The oligarchs will not have liked seeing Igor Sechin back in charge as president of Rosneft and de facto Russian energy tzar. While Sechin is not officially minister for energy, he's close to Putin and has been given the brief to oversee the country's enormous energy resources, still its main source of revenue.
Sechin was the one who put together, with Putin's backing, the share-swap deal with BP when the oil giant tried to buy out AAR last year in a $32bn deal that would have meant Rosneft taking over AAR's stake, giving them a small BP stake. But the TNK partners objected that BP had broken its shareholders' agreement and the deal collapsed. This failure was a huge embarrassment to Sechin, and he's said to be still smarting.

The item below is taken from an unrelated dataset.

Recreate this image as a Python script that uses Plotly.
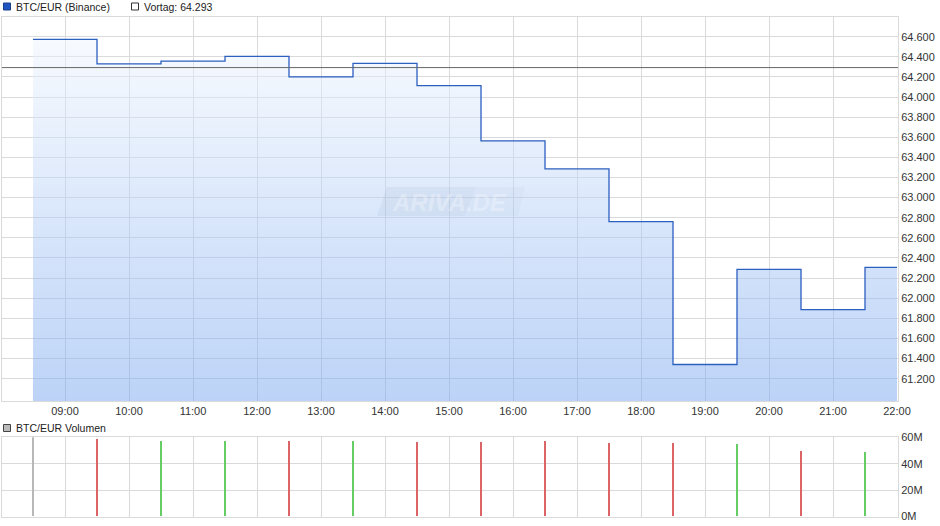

This is why all eyes are on Rosneft as the most likely bidder for BP's stake. However, there are other Russian oil companies such as Lukoil and Surgutneftegas that may be interested in buying a half-share in Russia's third biggest oil producer. Norway's Statoil and Exxon Mobile may also be sniffing. Who knows, AAR may well try to make a rival offer now that another bidder has been flushed out. Indeed, AAR is thought to be furious that BP might be selling the stake, taking the view that the devil you know is preferable to the one you don't, and more so if it's a Russian one.
If BP's Bob Dudley pulls off the sale, the cash raised will help cover the $20bn set aside to cover costs and claims following the Deepwater Horizon disaster in 2010. To outsiders, BP's fraught relationship with the AAR trio has always appeared dangerous, if not foolhardy. Yet for BP, it was the way you do business in Russia, par for the course.

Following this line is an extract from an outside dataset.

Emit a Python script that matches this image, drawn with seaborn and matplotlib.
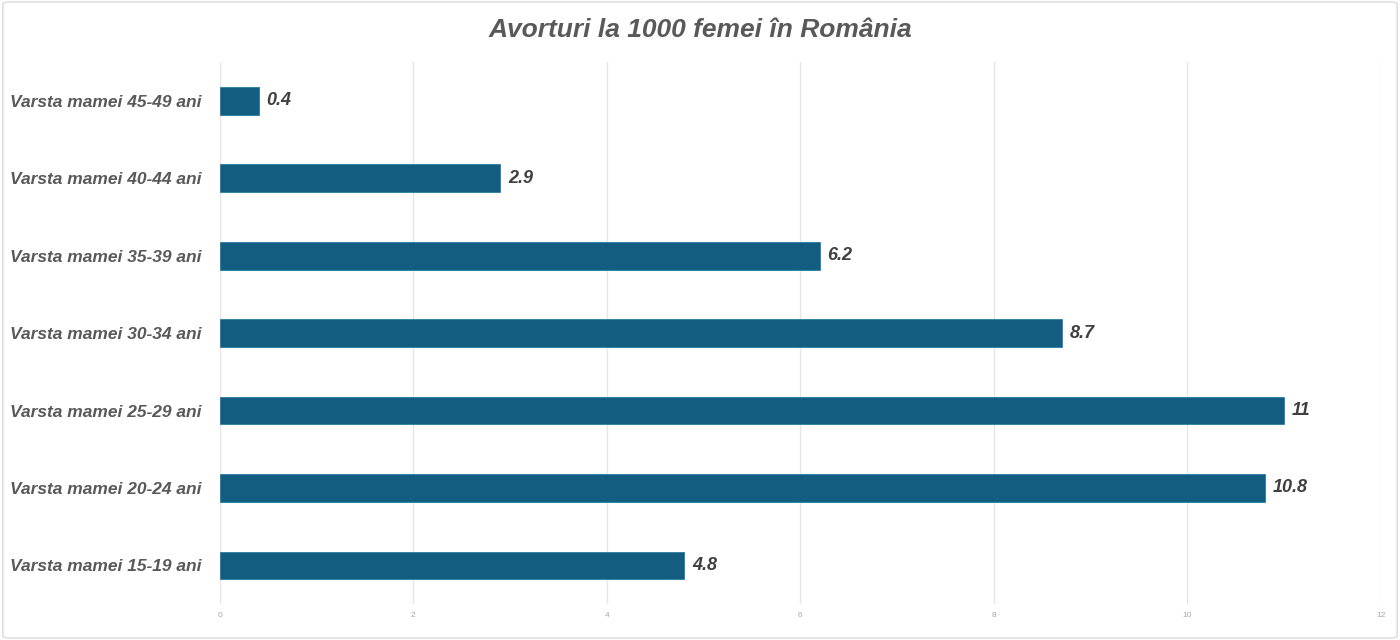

Even allowing for the time and money spent on the legal spat, TNK is still the deal of a century. Investors, who have been frustrated with Dudley's management style, will like this clarity so expect BP's shares to motor.
But it's not the end of BP's Russian dalliance: there's much more oil to be pumped out in the Arctic, particularly the Barents Sea. Putin and Sechin need BP's expertise. As John Paul Getty once said: "Oil is like a wild animal: whoever captures it, has it."
Important voices are telling ministers: give us a growth strategy
To have three of the country's top businessmen criticising the Government's lack of a growth plan is careless, but to have six doing it is uncomfortable. That several of them are important donors to the Tory party must be painful.
Sir Richard Branson and Sir Martin Sorrell started the ball rolling last week when they rebuked the Coalition for its lack of a credible strategy – specifically for SMEs. Ex-Pizza Express boss Luke Johnson called for more consistency and rational thinking. Then the venture capitalist Jon Moulton withdrew his financial backing from the Tories after disagreeing with the charity tax changes – overturned a day after his criticism – and economic strategy.
To the growing list, you can add two more businessmen who told me they too are deeply concerned at the Government's casual attitude. One is also a big Tory donor who has told the Prime Minister his chequebook has closed.
Have they all gone soft in the head? Or, as William Hague implied recently, have businessmen become lazy moaners? Not a bit if it; what they report is that the business community is paralysed. Many CEOs are terrified of making new investments because they fear for the future – the reason why £750bn net cash is hiding away on the UK's balance sheet. New figures from Ernst & Young add to that sum another £60bn of working capital that could be released for spending.
But businesses won't start investing until they see a change in mood. They want government to be bold, to take an active lead in certain industrial sectors, do more sponsorship, small but cost-effective measures like cutting NI for employing youngsters, switching welfare payments from claimants to companies so they can employ more, and so on. Many talk about the experiences of their own children, either going through university or looking for work, and they see first hand the impact of the recession.
It boils down to imagination. That doesn't cost. Who's bright enough in the Coalition to provide it?